Luego, Don Ignacio, un maestro rojo represalido, montó una escuelucha en dos habitaciones. En 1954 por fin llegó un colegio público al barrio de San Fermín. Todo un avance social para Orcasitas, pero había que recorrer unos dos kilómetros con los críos campo a través. Los caminos se hacían al machadiano modo de la pisada repetida; el chorrillo que manaba de la fuente se congelaba en invierno, y Soledad acarreaba cacerolas con agua caliente para deshelarla. "Era como un poblado de Filipinas", sentencia José.

Y las peleas con un vecino que era jefe de barrenderos y cortaba la llave de paso de la fuente porque la humedad rezumaba en su casa. "El venga a cortar, y yo venga a abrirla otra vez". Luego colocaron un depósito que se rellenaba con el agua que traía un hombre a 50 céntimos el cántaro. Y dos años antes de que les diesen su piso tuvieron agua corriente.

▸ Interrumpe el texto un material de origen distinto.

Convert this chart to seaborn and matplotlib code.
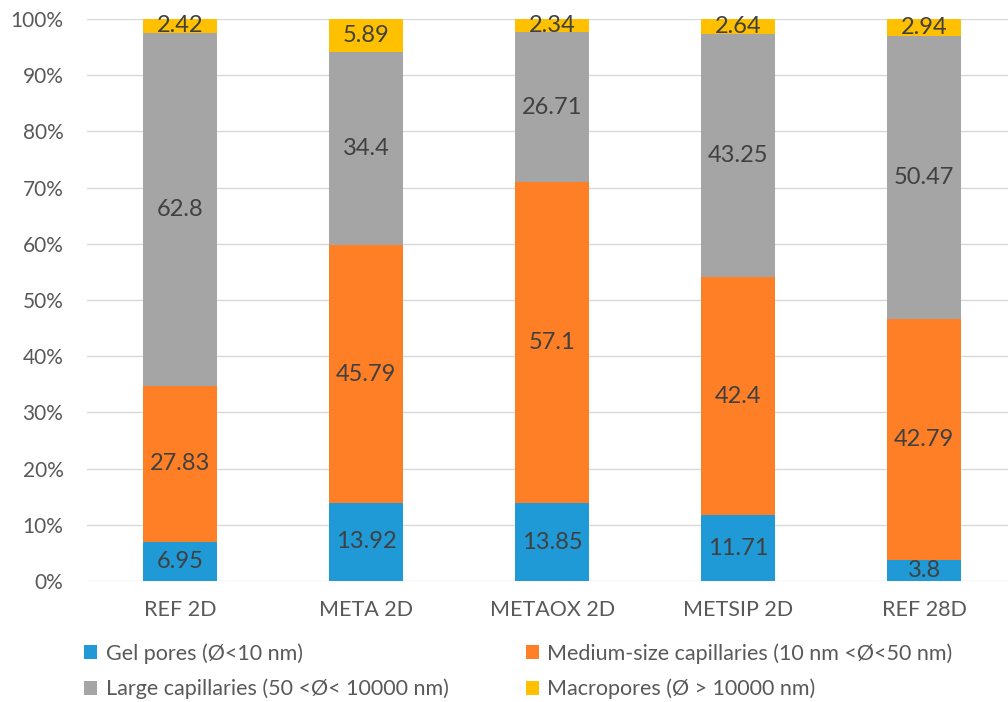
import numpy as np
import pandas as pd
import matplotlib
matplotlib.use("Agg")
import matplotlib.pyplot as plt
import seaborn as sns
from matplotlib.patches import Patch

samples = ["REF 2D", "META 2D", "METAOX 2D", "METSIP 2D", "REF 28D"]
gel_pores = [6.95, 13.92, 13.85, 11.71, 3.8]
medium_capillaries = [27.83, 45.79, 57.1, 42.4, 42.79]
large_capillaries = [62.8, 34.4, 26.71, 43.25, 50.47]
macropores = [2.42, 5.89, 2.34, 2.64, 2.94]

series_names = [
    "Gel pores (Ø<10 nm)",
    "Medium-size capillaries (10 nm <Ø<50 nm)",
    "Large capillaries (50 <Ø< 10000 nm)",
    "Macropores (Ø > 10000 nm)",
]
series_values = [gel_pores, medium_capillaries, large_capillaries, macropores]
colors = ["#1F9AD6", "#FF7F27", "#A5A5A5", "#FFC000"]

sns.set_theme(style="white")
plt.rcParams["font.family"] = ["Lato", "DejaVu Sans"]

fig = plt.figure(figsize=(10.08, 7.02), dpi=100)
ax = fig.add_axes([87 / 1008, 1 - 581 / 702, (1008 - 87) / 1008, (581 - 19) / 702])

df = pd.DataFrame({"sample": samples})
bottom = np.zeros(len(samples))
for name, vals, col in zip(series_names, series_values, colors):
    vals = np.asarray(vals, dtype=float)
    df["value"] = vals
    sns.barplot(data=df, x="sample", y="value", color=col, width=0.4,
                bottom=bottom, ax=ax, saturation=1, linewidth=0, zorder=3)
    for i, v in enumerate(vals):
        ax.text(i, bottom[i] + v / 2, f"{v:g}", ha="center", va="center",
                fontsize=17, color="#404040", zorder=4)
    bottom = bottom + vals

ax.set_ylim(0, 100)
ax.set_xlim(-0.5, 4.45)
ax.set_yticks(np.arange(0, 101, 10))
ax.set_yticklabels([f"{t}%" for t in range(0, 101, 10)])
ax.yaxis.grid(True, color="#D9D9D9", linewidth=1, zorder=0)
ax.set_axisbelow(True)
for s in ax.spines.values():
    s.set_visible(False)
ax.set_xlabel("")
ax.set_ylabel("")
ax.tick_params(axis="x", length=0, labelsize=15.5, labelcolor="#595959", pad=14)
ax.tick_params(axis="y", length=0, labelsize=15, labelcolor="#595959", pad=17)

# two legend columns, filled top-to-bottom
order = [0, 2, 1, 3]
handles = [Patch(facecolor=colors[k], edgecolor="none") for k in order]
labels = [series_names[k] for k in order]
fig.legend(handles, labels, ncol=2, loc="upper left",
           bbox_to_anchor=(84 / 1008, 1 - 643 / 702), frameon=False, borderpad=0,
           borderaxespad=0, fontsize=15.5, labelcolor="#595959",
           handlelength=0.6, handleheight=0.6, handletextpad=0.4,
           columnspacing=3.6, labelspacing=0.7)

fig.savefig("out.png", dpi=100, facecolor="white")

La luz llegó gracias a que Críspulo, un terrateniente de la zona, adelantó el dinero para enganchar la electricidad; después cada vecino hubo de pagarle 500 pesetas. "Era una luz muy pobre, pero yo tenía dos elevadores de potencia que me agencié; no veas cómo se mosqueaban los vecinos", rememora José. Después vinieron las ocupaciones del ministerio con más barro del habitual en las botas, las interminables asambleas vecinales y, por fin, el piso de sus sueños, en la plaza de la Memoria Vinculante. Por su casita, el patio, una higuera y dos parras le dieron en 1980 con la expropiación 78.000 pesetas. "Nos trajeron los muebles y todo a cargo del ministerio o no sé de quién". Pagan 1.800 pesetas al mes por un piso dignísimo de tres dormitorios que terminarán de pagar el 2015. No confían en que su cariño les ate a la vida hasta entonces.